Jesus is actually discussing the law as a whole here – my reasoning is twofold. First, the Pharisees were always trying to find him breaking the law – the Sabbath, hand-washing, and so forth – and so this is just one of the several instances where Jesus gives us insight into the true nature and purpose of the law. Second, Jesus actually gives another example of law-breaking unrelated to the Sabbath – David was so hungry he ate a certain bread that could not be eaten by anyone other than the high priest. This has nothing to do with the Sabbath, yet Jesus uses this example to prove that the law exists to serve man, not man to serve the law. Based on this, I feel that Jesus is not promoting the Sabbath at all here, and this passage actually does not deal with the Sabbath’s implications for Christians. All that Jesus is doing is showing, using two contemporary examples, how the law is meant to be used. So he is not making a statement at all about who the Sabbath was given to – Israel versus mankind.
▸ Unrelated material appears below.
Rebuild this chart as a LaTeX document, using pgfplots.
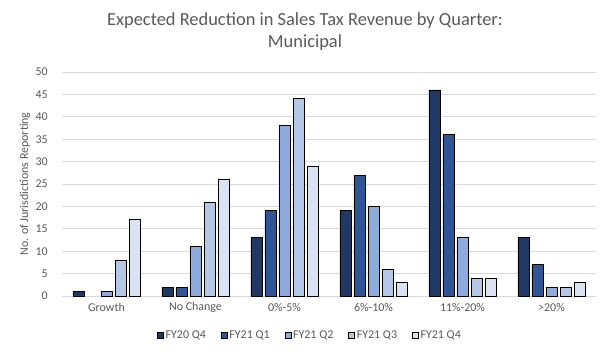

The Bible has already spoken on that – the Sabbath was for Israel. What Jesus is saying – as I see it – is not about mankind’s relationship with the Sabbath, but the relationship between PEOPLE and the Sabbath – did people have to serve the Sabbath or did the Sabbath exist to serve the people Jesus was speaking to? And this is just one of several examples used to show the nature of the law.
What of the statements that Jesus is Lord of the Sabbath? Adventists want the text so say that because Jesus is “Lord even of the Sabbath”, it means that it is his special day. But just go back and read the entire passage – it actually is saying that Jesus is ABOVE the law, that it is HE who determines when a law is applicable, and when it is legalistic. Basically, the text is saying NOT that Jesus’ special day is the Sabbath, but that Jesus is Lord OVER the Sabbath JUST as he is Lord over every other aspect of nature, the law, and the universe, and he controls it completely.
Circumcision too was made for man, and not man for circumcision.